** Begin Given information **
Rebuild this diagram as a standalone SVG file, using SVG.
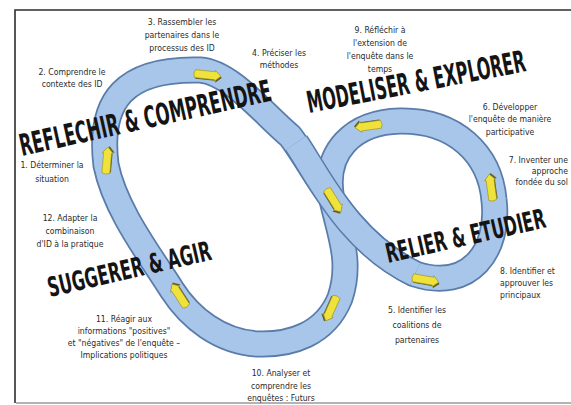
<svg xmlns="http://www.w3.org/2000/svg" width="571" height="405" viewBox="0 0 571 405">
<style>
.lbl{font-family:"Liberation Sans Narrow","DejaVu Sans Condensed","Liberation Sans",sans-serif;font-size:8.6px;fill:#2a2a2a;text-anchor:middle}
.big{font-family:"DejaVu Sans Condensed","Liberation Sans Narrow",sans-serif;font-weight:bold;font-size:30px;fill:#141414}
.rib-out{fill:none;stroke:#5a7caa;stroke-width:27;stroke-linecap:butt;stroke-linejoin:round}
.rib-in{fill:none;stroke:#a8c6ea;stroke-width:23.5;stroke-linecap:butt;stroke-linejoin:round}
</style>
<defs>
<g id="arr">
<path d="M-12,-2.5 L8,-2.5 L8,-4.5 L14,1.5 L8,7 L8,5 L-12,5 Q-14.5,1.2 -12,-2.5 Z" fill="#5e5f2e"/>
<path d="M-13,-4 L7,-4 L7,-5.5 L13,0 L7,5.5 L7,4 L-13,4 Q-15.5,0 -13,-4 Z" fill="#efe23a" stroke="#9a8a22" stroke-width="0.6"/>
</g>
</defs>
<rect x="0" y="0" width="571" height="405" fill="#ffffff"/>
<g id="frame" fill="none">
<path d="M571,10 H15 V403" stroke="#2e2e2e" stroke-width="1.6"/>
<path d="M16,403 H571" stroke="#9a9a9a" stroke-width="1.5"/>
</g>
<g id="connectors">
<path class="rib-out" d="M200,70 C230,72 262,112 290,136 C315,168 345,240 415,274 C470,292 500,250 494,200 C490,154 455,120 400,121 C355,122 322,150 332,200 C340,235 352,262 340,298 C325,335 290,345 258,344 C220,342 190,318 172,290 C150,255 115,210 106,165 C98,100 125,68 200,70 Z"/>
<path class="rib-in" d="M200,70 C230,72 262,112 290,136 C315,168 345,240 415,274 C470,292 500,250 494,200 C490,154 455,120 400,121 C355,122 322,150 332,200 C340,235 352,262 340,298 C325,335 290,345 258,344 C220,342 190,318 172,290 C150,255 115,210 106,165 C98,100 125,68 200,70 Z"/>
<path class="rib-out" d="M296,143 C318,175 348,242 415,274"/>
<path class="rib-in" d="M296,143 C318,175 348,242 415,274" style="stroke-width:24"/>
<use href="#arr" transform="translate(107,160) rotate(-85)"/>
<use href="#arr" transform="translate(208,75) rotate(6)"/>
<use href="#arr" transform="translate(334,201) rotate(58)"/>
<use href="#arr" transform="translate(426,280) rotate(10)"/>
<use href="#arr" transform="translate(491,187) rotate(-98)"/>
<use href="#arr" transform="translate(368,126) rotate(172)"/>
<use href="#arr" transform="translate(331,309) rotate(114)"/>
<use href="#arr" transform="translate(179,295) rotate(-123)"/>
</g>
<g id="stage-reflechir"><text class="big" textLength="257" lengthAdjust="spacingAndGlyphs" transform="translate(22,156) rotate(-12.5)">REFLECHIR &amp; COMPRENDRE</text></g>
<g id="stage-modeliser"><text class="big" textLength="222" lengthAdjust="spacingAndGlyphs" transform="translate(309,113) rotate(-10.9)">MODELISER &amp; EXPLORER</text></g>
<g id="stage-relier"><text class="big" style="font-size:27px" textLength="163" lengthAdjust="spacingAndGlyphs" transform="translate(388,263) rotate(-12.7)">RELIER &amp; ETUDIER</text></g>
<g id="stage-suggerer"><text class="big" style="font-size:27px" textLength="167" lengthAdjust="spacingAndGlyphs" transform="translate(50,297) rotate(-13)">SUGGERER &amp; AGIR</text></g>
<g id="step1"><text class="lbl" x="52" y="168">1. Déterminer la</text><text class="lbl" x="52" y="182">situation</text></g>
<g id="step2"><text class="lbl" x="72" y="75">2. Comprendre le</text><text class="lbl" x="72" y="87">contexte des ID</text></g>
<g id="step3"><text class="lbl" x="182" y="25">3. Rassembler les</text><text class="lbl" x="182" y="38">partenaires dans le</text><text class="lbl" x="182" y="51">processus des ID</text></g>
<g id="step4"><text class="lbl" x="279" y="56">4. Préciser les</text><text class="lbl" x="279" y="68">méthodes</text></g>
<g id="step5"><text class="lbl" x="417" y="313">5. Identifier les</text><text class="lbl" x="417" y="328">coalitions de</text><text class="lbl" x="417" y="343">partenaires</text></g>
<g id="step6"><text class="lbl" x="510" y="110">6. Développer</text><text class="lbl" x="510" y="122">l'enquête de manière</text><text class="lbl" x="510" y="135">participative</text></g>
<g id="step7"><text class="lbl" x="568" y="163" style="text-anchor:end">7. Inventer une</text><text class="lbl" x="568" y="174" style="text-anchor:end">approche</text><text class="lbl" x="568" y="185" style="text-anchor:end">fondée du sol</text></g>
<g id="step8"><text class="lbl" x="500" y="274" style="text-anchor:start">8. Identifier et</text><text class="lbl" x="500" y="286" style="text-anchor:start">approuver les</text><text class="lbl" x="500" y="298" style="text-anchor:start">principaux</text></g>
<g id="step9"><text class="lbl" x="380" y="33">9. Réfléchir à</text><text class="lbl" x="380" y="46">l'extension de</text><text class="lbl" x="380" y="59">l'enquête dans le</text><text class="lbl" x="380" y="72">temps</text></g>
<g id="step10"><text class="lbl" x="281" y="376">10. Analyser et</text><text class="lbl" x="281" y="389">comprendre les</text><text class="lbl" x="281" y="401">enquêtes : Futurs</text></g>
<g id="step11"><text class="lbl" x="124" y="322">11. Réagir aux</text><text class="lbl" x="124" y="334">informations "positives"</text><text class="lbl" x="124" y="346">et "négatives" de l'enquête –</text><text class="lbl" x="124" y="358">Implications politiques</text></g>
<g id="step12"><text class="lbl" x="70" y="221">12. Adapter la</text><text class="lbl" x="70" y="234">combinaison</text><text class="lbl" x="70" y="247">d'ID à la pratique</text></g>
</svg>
** End Given information **
• Required work:
Transcribe the listing above verbatim. Omit the pictures.

• Task answer:
Rebuild this diagram as a standalone SVG file, using SVG.
<svg xmlns="http://www.w3.org/2000/svg" width="571" height="405" viewBox="0 0 571 405">
<style>
.lbl{font-family:"Liberation Sans Narrow","DejaVu Sans Condensed","Liberation Sans",sans-serif;font-size:8.6px;fill:#2a2a2a;text-anchor:middle}
.big{font-family:"DejaVu Sans Condensed","Liberation Sans Narrow",sans-serif;font-weight:bold;font-size:30px;fill:#141414}
.rib-out{fill:none;stroke:#5a7caa;stroke-width:27;stroke-linecap:butt;stroke-linejoin:round}
.rib-in{fill:none;stroke:#a8c6ea;stroke-width:23.5;stroke-linecap:butt;stroke-linejoin:round}
</style>
<defs>
<g id="arr">
<path d="M-12,-2.5 L8,-2.5 L8,-4.5 L14,1.5 L8,7 L8,5 L-12,5 Q-14.5,1.2 -12,-2.5 Z" fill="#5e5f2e"/>
<path d="M-13,-4 L7,-4 L7,-5.5 L13,0 L7,5.5 L7,4 L-13,4 Q-15.5,0 -13,-4 Z" fill="#efe23a" stroke="#9a8a22" stroke-width="0.6"/>
</g>
</defs>
<rect x="0" y="0" width="571" height="405" fill="#ffffff"/>
<g id="frame" fill="none">
<path d="M571,10 H15 V403" stroke="#2e2e2e" stroke-width="1.6"/>
<path d="M16,403 H571" stroke="#9a9a9a" stroke-width="1.5"/>
</g>
<g id="connectors">
<path class="rib-out" d="M200,70 C230,72 262,112 290,136 C315,168 345,240 415,274 C470,292 500,250 494,200 C490,154 455,120 400,121 C355,122 322,150 332,200 C340,235 352,262 340,298 C325,335 290,345 258,344 C220,342 190,318 172,290 C150,255 115,210 106,165 C98,100 125,68 200,70 Z"/>
<path class="rib-in" d="M200,70 C230,72 262,112 290,136 C315,168 345,240 415,274 C470,292 500,250 494,200 C490,154 455,120 400,121 C355,122 322,150 332,200 C340,235 352,262 340,298 C325,335 290,345 258,344 C220,342 190,318 172,290 C150,255 115,210 106,165 C98,100 125,68 200,70 Z"/>
<path class="rib-out" d="M296,143 C318,175 348,242 415,274"/>
<path class="rib-in" d="M296,143 C318,175 348,242 415,274" style="stroke-width:24"/>
<use href="#arr" transform="translate(107,160) rotate(-85)"/>
<use href="#arr" transform="translate(208,75) rotate(6)"/>
<use href="#arr" transform="translate(334,201) rotate(58)"/>
<use href="#arr" transform="translate(426,280) rotate(10)"/>
<use href="#arr" transform="translate(491,187) rotate(-98)"/>
<use href="#arr" transform="translate(368,126) rotate(172)"/>
<use href="#arr" transform="translate(331,309) rotate(114)"/>
<use href="#arr" transform="translate(179,295) rotate(-123)"/>
</g>
<g id="stage-reflechir"><text class="big" textLength="257" lengthAdjust="spacingAndGlyphs" transform="translate(22,156) rotate(-12.5)">REFLECHIR &amp; COMPRENDRE</text></g>
<g id="stage-modeliser"><text class="big" textLength="222" lengthAdjust="spacingAndGlyphs" transform="translate(309,113) rotate(-10.9)">MODELISER &amp; EXPLORER</text></g>
<g id="stage-relier"><text class="big" style="font-size:27px" textLength="163" lengthAdjust="spacingAndGlyphs" transform="translate(388,263) rotate(-12.7)">RELIER &amp; ETUDIER</text></g>
<g id="stage-suggerer"><text class="big" style="font-size:27px" textLength="167" lengthAdjust="spacingAndGlyphs" transform="translate(50,297) rotate(-13)">SUGGERER &amp; AGIR</text></g>
<g id="step1"><text class="lbl" x="52" y="168">1. Déterminer la</text><text class="lbl" x="52" y="182">situation</text></g>
<g id="step2"><text class="lbl" x="72" y="75">2. Comprendre le</text><text class="lbl" x="72" y="87">contexte des ID</text></g>
<g id="step3"><text class="lbl" x="182" y="25">3. Rassembler les</text><text class="lbl" x="182" y="38">partenaires dans le</text><text class="lbl" x="182" y="51">processus des ID</text></g>
<g id="step4"><text class="lbl" x="279" y="56">4. Préciser les</text><text class="lbl" x="279" y="68">méthodes</text></g>
<g id="step5"><text class="lbl" x="417" y="313">5. Identifier les</text><text class="lbl" x="417" y="328">coalitions de</text><text class="lbl" x="417" y="343">partenaires</text></g>
<g id="step6"><text class="lbl" x="510" y="110">6. Développer</text><text class="lbl" x="510" y="122">l'enquête de manière</text><text class="lbl" x="510" y="135">participative</text></g>
<g id="step7"><text class="lbl" x="568" y="163" style="text-anchor:end">7. Inventer une</text><text class="lbl" x="568" y="174" style="text-anchor:end">approche</text><text class="lbl" x="568" y="185" style="text-anchor:end">fondée du sol</text></g>
<g id="step8"><text class="lbl" x="500" y="274" style="text-anchor:start">8. Identifier et</text><text class="lbl" x="500" y="286" style="text-anchor:start">approuver les</text><text class="lbl" x="500" y="298" style="text-anchor:start">principaux</text></g>
<g id="step9"><text class="lbl" x="380" y="33">9. Réfléchir à</text><text class="lbl" x="380" y="46">l'extension de</text><text class="lbl" x="380" y="59">l'enquête dans le</text><text class="lbl" x="380" y="72">temps</text></g>
<g id="step10"><text class="lbl" x="281" y="376">10. Analyser et</text><text class="lbl" x="281" y="389">comprendre les</text><text class="lbl" x="281" y="401">enquêtes : Futurs</text></g>
<g id="step11"><text class="lbl" x="124" y="322">11. Réagir aux</text><text class="lbl" x="124" y="334">informations "positives"</text><text class="lbl" x="124" y="346">et "négatives" de l'enquête –</text><text class="lbl" x="124" y="358">Implications politiques</text></g>
<g id="step12"><text class="lbl" x="70" y="221">12. Adapter la</text><text class="lbl" x="70" y="234">combinaison</text><text class="lbl" x="70" y="247">d'ID à la pratique</text></g>
</svg>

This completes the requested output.